The SRC has chosen the right time to strike; when the iron is still bendable. We’re in the stomach of political campaigns, and MPs are back to washing utensils at people’s homes to prove that nothing puzzles God.

It would be difficult for any parliamentary aspirant to go out in public and point at the SRC with a stick right now even if they wanted to.

Every House aspirant is saying how they’ll bring back the good times, where we danced in the rain knowing the nearest dispensary would call to ask if we slept well after shivering from fun. They’re nodding their heads in agreement to everything the voter is asking, even promising to pick up from where Moses left off and investigate who ate the tender to supply manna from heaven. We must nail them on the cross now and wean the country off extravagant spending, or they’ll resurrect after being sworn into office and leave us with an empty tomb at the Treasury.

When you think of it, it’s difficult to understand how MPs have been receiving sitting allowances for doing the job they’re already being paid handsomely to do.

The National Assembly has 349 MPs while the Senate has 67 members all earning a uniform sitting allowance of Sh5,000 every time they log into the House. While the National Assembly holds four sittings a week, the Senate has three. That’s before you consider that each MP earns a basic salary of Sh710,000 and are entitled to a car grant of Sh7 million, mileage allowance, and a Sh20 million mortgage facility at an interest rate lower than those drills digging for oil in Turkana.

You don’t need to have passed in Mathematics to count the amount of money we are spending on helping the MPs sit well in the House. It’s a painfully mindboggling figure for a group of people who visit controversy more times than opening their mouths in Parliament.
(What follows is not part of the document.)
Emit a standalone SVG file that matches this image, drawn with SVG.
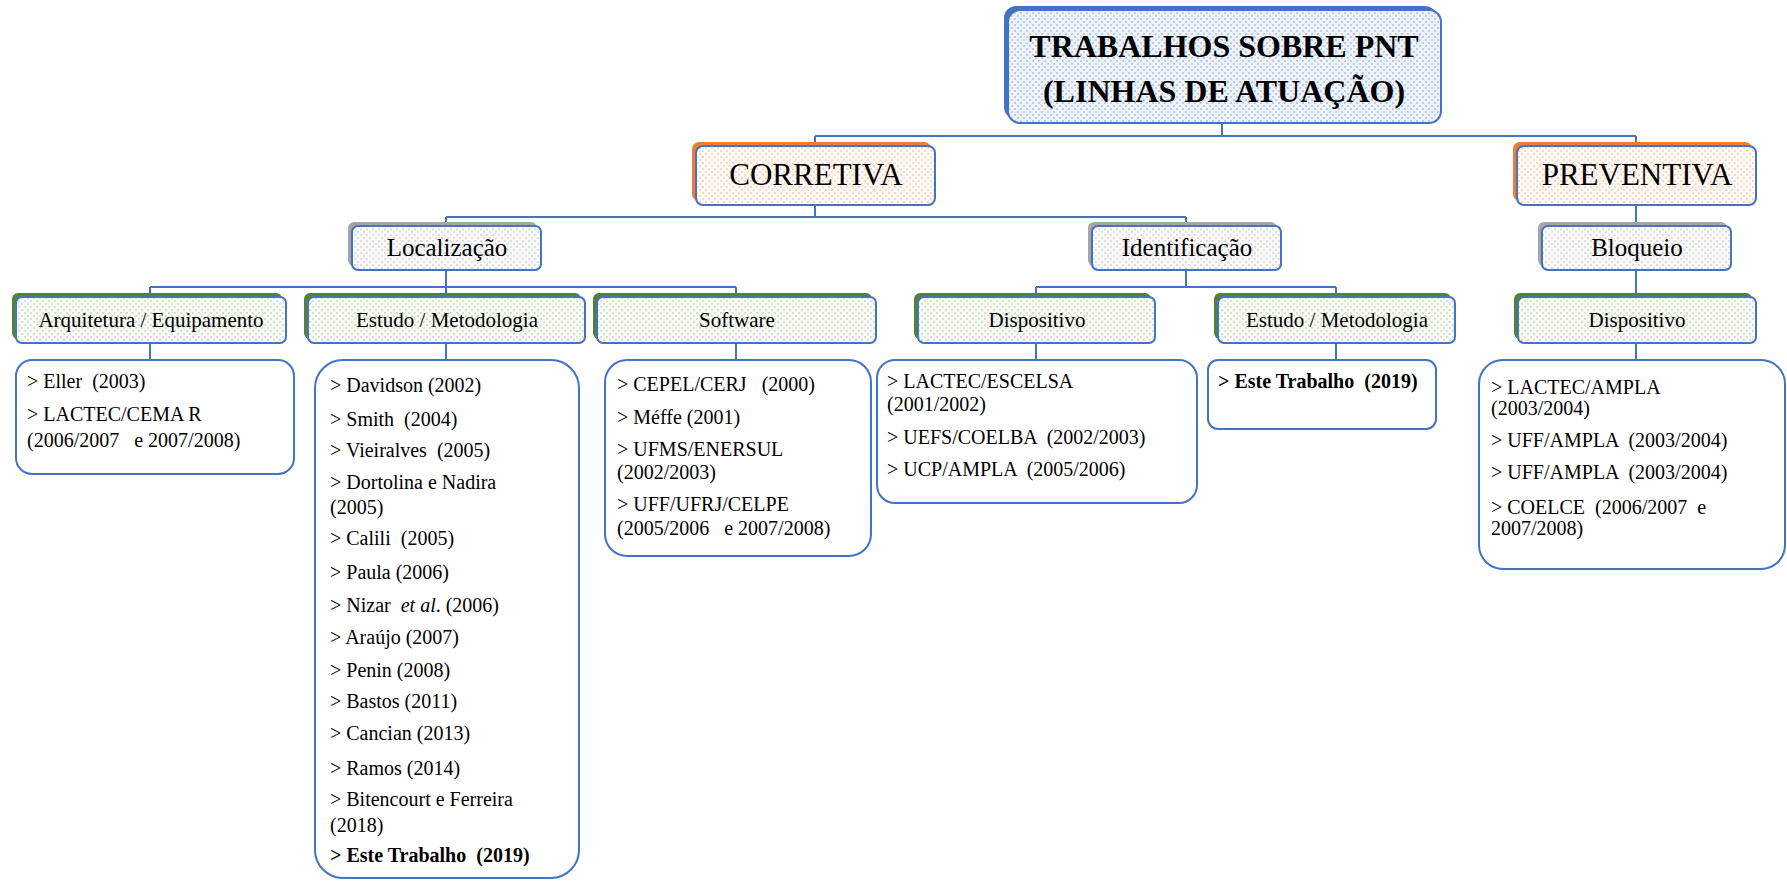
<svg xmlns="http://www.w3.org/2000/svg" width="1787" height="882" viewBox="0 0 1787 882">
  <defs>
    <!-- light textured fills for the node faces -->
    <pattern id="texBlue" width="6" height="6" patternUnits="userSpaceOnUse">
      <rect width="6" height="6" fill="#eef2fa"/>
      <path d="M0 0h2v2H0zM3 3h2v2H3z" fill="#bccde9"/>
    </pattern>
    <pattern id="texPeach" width="6" height="6" patternUnits="userSpaceOnUse">
      <rect width="6" height="6" fill="#fffaf6"/>
      <path d="M0 0h2v2H0zM3 3h2v2H3z" fill="#f8d8c3"/>
    </pattern>
    <pattern id="texGray" width="6" height="6" patternUnits="userSpaceOnUse">
      <rect width="6" height="6" fill="#fafafa"/>
      <path d="M0 0h2v2H0zM3 3h2v2H3z" fill="#dedede"/>
    </pattern>
    <pattern id="texGreen" width="6" height="6" patternUnits="userSpaceOnUse">
      <rect width="6" height="6" fill="#f9fbf7"/>
      <path d="M0 0h2v2H0zM3 3h2v2H3z" fill="#d4e2c9"/>
    </pattern>
  </defs>
  <style>
    .face { stroke: #4472c4; stroke-width: 2; }
    .back-blue { fill: #4472c4; }
    .back-orange { fill: #ed7d31; }
    .back-gray { fill: #a5a5a5; }
    .back-green { fill: #548235; }
    .list { fill: #ffffff; stroke: #4472c4; stroke-width: 2; }
    .conn { fill: none; stroke: #4472c4; stroke-width: 2; }
    text { font-family: "Liberation Serif", "Times New Roman", serif; fill: #000000; white-space: pre; }
    .t1 { font-size: 32px; font-weight: bold; text-anchor: middle; }
    .t2 { font-size: 31px; text-anchor: middle; }
    .t3 { font-size: 25px; text-anchor: middle; }
    .t4 { font-size: 21px; text-anchor: middle; }
    .t5 { font-size: 20px; }
    .b { font-weight: bold; }
  </style>

  <!-- connectors -->
  <g id="connectors" class="conn">
    <path d="M1222 123V136M815 136H1636M815 136V146M1636 136V146"/>
    <path d="M815 205V217M446 217H1186M446 217V226M1186 217V226"/>
    <path d="M1636 205V226"/>
    <path d="M446 270V287M150 287H736M150 287V297M446 287V297M736 287V297"/>
    <path d="M1186 270V287M1036 287H1336M1036 287V297M1336 287V297"/>
    <path d="M1636 270V297"/>
    <path d="M150 343V360M446 343V360M736 343V360M1036 343V360M1336 343V360M1636 343V360"/>
  </g>

  <!-- level 1 -->
  <g id="node-pnt">
    <rect class="back-blue" x="1004" y="6" width="433" height="113" rx="12"/>
    <rect class="face" x="1008" y="10" width="433" height="113" rx="12" fill="url(#texBlue)"/>
    <text class="t1" x="1224" y="57">TRABALHOS SOBRE PNT</text>
    <text class="t1" x="1224" y="102">(LINHAS DE ATUAÇÃO)</text>
  </g>

  <!-- level 2 -->
  <g id="node-corretiva">
    <rect class="back-orange" x="692" y="142" width="239" height="59" rx="7"/>
    <rect class="face" x="696" y="146" width="239" height="59" rx="7" fill="url(#texPeach)"/>
    <text class="t2" x="816" y="185">CORRETIVA</text>
  </g>
  <g id="node-preventiva">
    <rect class="back-orange" x="1513" y="142" width="239" height="59" rx="7"/>
    <rect class="face" x="1517" y="146" width="239" height="59" rx="7" fill="url(#texPeach)"/>
    <text class="t2" x="1637" y="185">PREVENTIVA</text>
  </g>

  <!-- level 3 -->
  <g id="node-localizacao">
    <rect class="back-gray" x="348" y="222" width="189" height="44" rx="6"/>
    <rect class="face" x="352" y="226" width="189" height="44" rx="6" fill="url(#texGray)"/>
    <text class="t3" x="447" y="256">Localização</text>
  </g>
  <g id="node-identificacao">
    <rect class="back-gray" x="1088" y="222" width="189" height="44" rx="6"/>
    <rect class="face" x="1092" y="226" width="189" height="44" rx="6" fill="url(#texGray)"/>
    <text class="t3" x="1187" y="256">Identificação</text>
  </g>
  <g id="node-bloqueio">
    <rect class="back-gray" x="1538" y="222" width="189" height="44" rx="6"/>
    <rect class="face" x="1542" y="226" width="189" height="44" rx="6" fill="url(#texGray)"/>
    <text class="t3" x="1637" y="256">Bloqueio</text>
  </g>

  <!-- level 4 -->
  <g id="node-arquitetura">
    <rect class="back-green" x="12" y="293" width="270" height="46" rx="6"/>
    <rect class="face" x="16" y="297" width="270" height="46" rx="6" fill="url(#texGreen)"/>
    <text class="t4" x="151" y="327">Arquitetura / Equipamento</text>
  </g>
  <g id="node-estudo-loc">
    <rect class="back-green" x="304" y="293" width="277" height="46" rx="6"/>
    <rect class="face" x="308" y="297" width="277" height="46" rx="6" fill="url(#texGreen)"/>
    <text class="t4" x="447" y="327">Estudo / Metodologia</text>
  </g>
  <g id="node-software">
    <rect class="back-green" x="593" y="293" width="279" height="46" rx="6"/>
    <rect class="face" x="597" y="297" width="279" height="46" rx="6" fill="url(#texGreen)"/>
    <text class="t4" x="737" y="327">Software</text>
  </g>
  <g id="node-dispositivo-id">
    <rect class="back-green" x="914" y="293" width="237" height="46" rx="6"/>
    <rect class="face" x="918" y="297" width="237" height="46" rx="6" fill="url(#texGreen)"/>
    <text class="t4" x="1037" y="327">Dispositivo</text>
  </g>
  <g id="node-estudo-id">
    <rect class="back-green" x="1214" y="293" width="237" height="46" rx="6"/>
    <rect class="face" x="1218" y="297" width="237" height="46" rx="6" fill="url(#texGreen)"/>
    <text class="t4" x="1337" y="327">Estudo / Metodologia</text>
  </g>
  <g id="node-dispositivo-bloq">
    <rect class="back-green" x="1514" y="293" width="238" height="46" rx="6"/>
    <rect class="face" x="1518" y="297" width="238" height="46" rx="6" fill="url(#texGreen)"/>
    <text class="t4" x="1637" y="327">Dispositivo</text>
  </g>

  <!-- level 5: reference lists -->
  <g id="list-arquitetura">
    <rect class="list" x="16" y="360" width="278" height="114" rx="16"/>
    <text class="t5" x="27" y="388">&gt; Eller  (2003)</text>
    <text class="t5" x="27" y="421">&gt; LACTEC/CEMA R</text>
    <text class="t5" x="27" y="447">(2006/2007   e 2007/2008)</text>
  </g>
  <g id="list-estudo-loc">
    <rect class="list" x="315" y="360" width="264" height="518" rx="28"/>
    <text class="t5" x="330" y="392">&gt; Davidson (2002)</text>
    <text class="t5" x="330" y="426">&gt; Smith  (2004)</text>
    <text class="t5" x="330" y="457">&gt; Vieiralves  (2005)</text>
    <text class="t5" x="330" y="489">&gt; Dortolina e Nadira</text>
    <text class="t5" x="330" y="514">(2005)</text>
    <text class="t5" x="330" y="545">&gt; Calili  (2005)</text>
    <text class="t5" x="330" y="579">&gt; Paula (2006)</text>
    <text class="t5" x="330" y="612">&gt; Nizar  <tspan font-style="italic">et al</tspan>. (2006)</text>
    <text class="t5" x="330" y="644">&gt; Araújo (2007)</text>
    <text class="t5" x="330" y="677">&gt; Penin (2008)</text>
    <text class="t5" x="330" y="708">&gt; Bastos (2011)</text>
    <text class="t5" x="330" y="740">&gt; Cancian (2013)</text>
    <text class="t5" x="330" y="775">&gt; Ramos (2014)</text>
    <text class="t5" x="330" y="806">&gt; Bitencourt e Ferreira</text>
    <text class="t5" x="330" y="832">(2018)</text>
    <text class="t5 b" x="330" y="862">&gt; Este Trabalho  (2019)</text>
  </g>
  <g id="list-software">
    <rect class="list" x="605" y="360" width="266" height="196" rx="22"/>
    <text class="t5" x="617" y="391">&gt; CEPEL/CERJ   (2000)</text>
    <text class="t5" x="617" y="424">&gt; Méffe (2001)</text>
    <text class="t5" x="617" y="456">&gt; UFMS/ENERSUL</text>
    <text class="t5" x="617" y="479">(2002/2003)</text>
    <text class="t5" x="617" y="511">&gt; UFF/UFRJ/CELPE</text>
    <text class="t5" x="617" y="535">(2005/2006   e 2007/2008)</text>
  </g>
  <g id="list-dispositivo-id">
    <rect class="list" x="877" y="360" width="320" height="143" rx="18"/>
    <text class="t5" x="887" y="388">&gt; LACTEC/ESCELSA</text>
    <text class="t5" x="887" y="411">(2001/2002)</text>
    <text class="t5" x="887" y="444">&gt; UEFS/COELBA  (2002/2003)</text>
    <text class="t5" x="887" y="476">&gt; UCP/AMPLA  (2005/2006)</text>
  </g>
  <g id="list-estudo-id">
    <rect class="list" x="1208" y="360" width="228" height="69" rx="10"/>
    <text class="t5 b" x="1218" y="388">&gt; Este Trabalho  (2019)</text>
  </g>
  <g id="list-dispositivo-bloq">
    <rect class="list" x="1479" y="360" width="306" height="209" rx="24"/>
    <text class="t5" x="1491" y="394">&gt; LACTEC/AMPLA</text>
    <text class="t5" x="1491" y="415">(2003/2004)</text>
    <text class="t5" x="1491" y="447">&gt; UFF/AMPLA  (2003/2004)</text>
    <text class="t5" x="1491" y="479">&gt; UFF/AMPLA  (2003/2004)</text>
    <text class="t5" x="1491" y="514">&gt; COELCE  (2006/2007  e</text>
    <text class="t5" x="1491" y="535">2007/2008)</text>
  </g>
</svg>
With every passing election, MPs have increasingly brought Parliament closer to competing with money laundering in the category of the most preferred business for those who want to get rich quick. Even those who can’t read to save their lives have been emboldened to run for Parliament to go help their colleagues take the quality of debate to the dogs.

Kenyans rarely agree on critical national issues, but on this sitting allowance thingy we’re squatting with SRC and standing by the rule of law. The law is very clear that it’s criminal for any Kenyan leader to be seen slapping expensive liquor while starving Kenyans are begging for food on the streets.

MPs should join the queue and take a cut, because the one they’ve been taking at the barbershop doesn’t count.